Secondo le informazioni raccolte (con 400 testimonianze oculari e 900 fonti) nel rapporto annuale appena diffuso dal Meccanismo investigativo indipendente sul Myanmar, organismo del Consiglio Onu per i Diritti umani, l’intensità del conflitto ha visto crescere negli ultimi dodici mesi la violenza con cui la giunta guidata dal generale Min Aung Hlain gioca il suo ruolo fondamentale. Una violenza che non ha avuto come oggetto soltanto obiettivi militari ma che si è espressa anche in attacchi aerei su scuole, edifici religiosi e ospedali, oltre che in mutilazioni contro detenuti catturati durante il conflitto, decapitazioni e esposizione pubblica di resti sfigurati e mutilati. «Abbiamo raccolto ampie prove che mostrano livelli orribili di brutalità e disumanità in tutto il Myanmar. Molti crimini sono stati commessi con il chiaro intento di punire e terrorizzare la popolazione civile», segnala Nicholas Koumjian direttore del Meccanismo ed ex pubblico ministero negli Stati Uniti, oltre che esperto di Diritto penale internazionale che ha lavorato in tribunali chiamati a far luce sulle responsabilità in diversi teatri di conflitto.

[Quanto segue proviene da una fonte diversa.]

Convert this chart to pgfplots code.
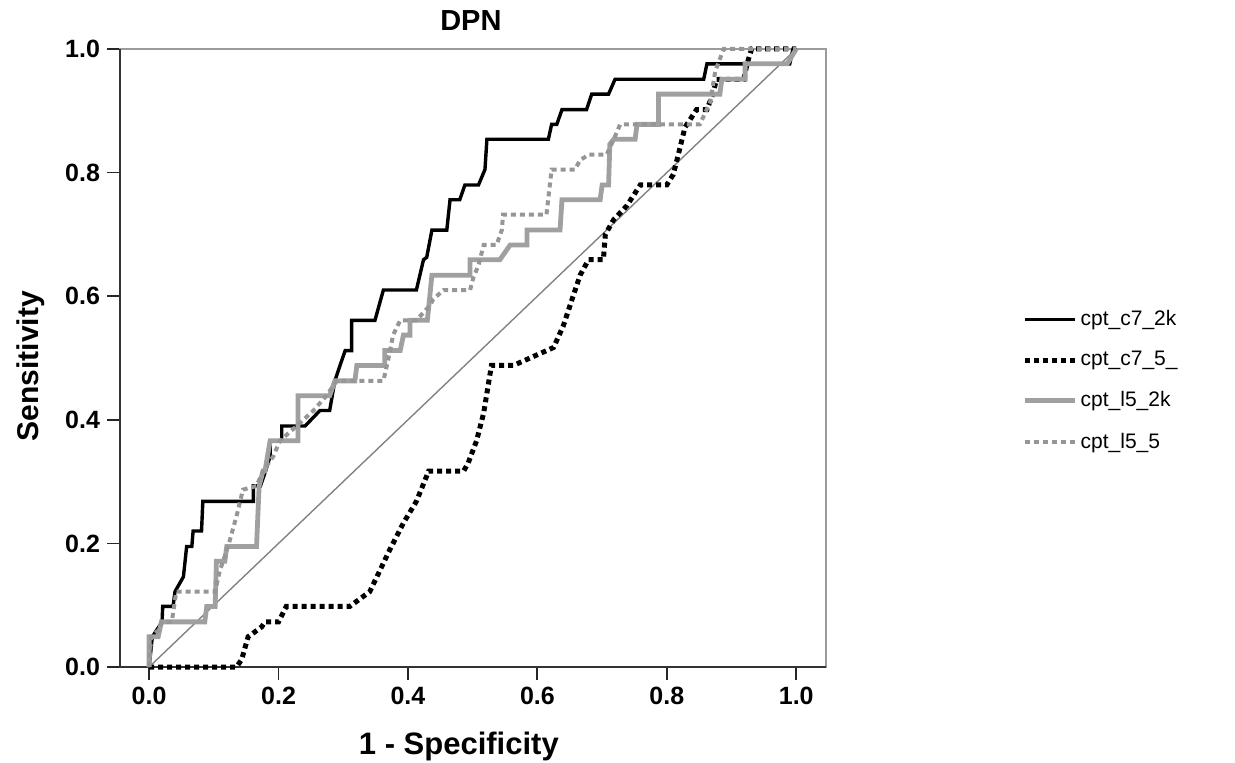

Il Meccanismo sta anche raccogliendo prove di incarcerazione illegale, inclusa detenzione arbitrarie e giudizi palesemente guidati verso oppositori della giunta militare dopo il primo febbraio 2021. Il rapporto evidenzia come tra luglio 2023 e giugno 2024 a migliaia sono stati arrestati e molti torturati o uccisi in detenzione. Ci sono abbondanti prove di torture sistematiche, inclusi abusi fisici e mentali come percosse, elettroshock, soffocamento e privazione del sonno. Anche però di stupri di gruppo e altri crimini sessuali o violenze basate sul genere commessi in detenzione. Le vittime sono di ogni genere e età, bambini inclusi.

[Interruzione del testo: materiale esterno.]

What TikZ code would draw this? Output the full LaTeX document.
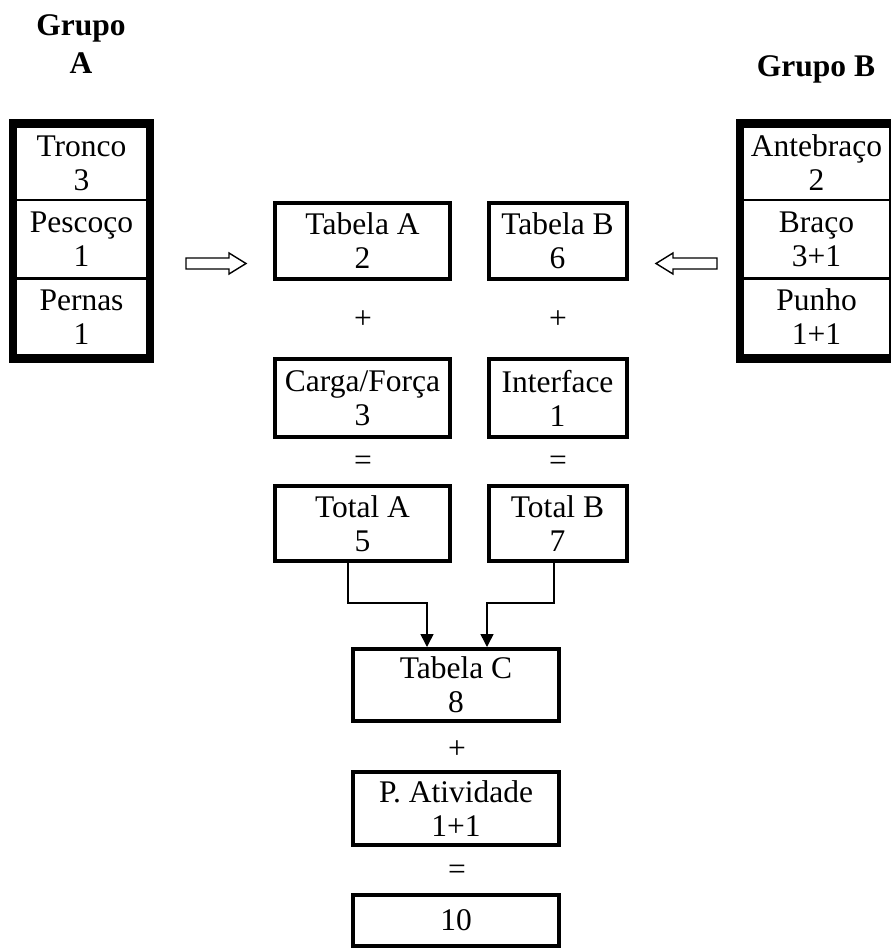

«Nessuno è stato finora chiamato a rispondere di questi crimini e questo rafforza i colpevoli e dà maggiore spessore alla cultura dell’impunità – ricorda ancora Koumjian –. Noi stiamo cercando di spezzare questo circolo vizioso. Credo che il Meccanismo abbia fatto considerevoli progressi nell’avvio di procedimenti penali contro i principali responsabili».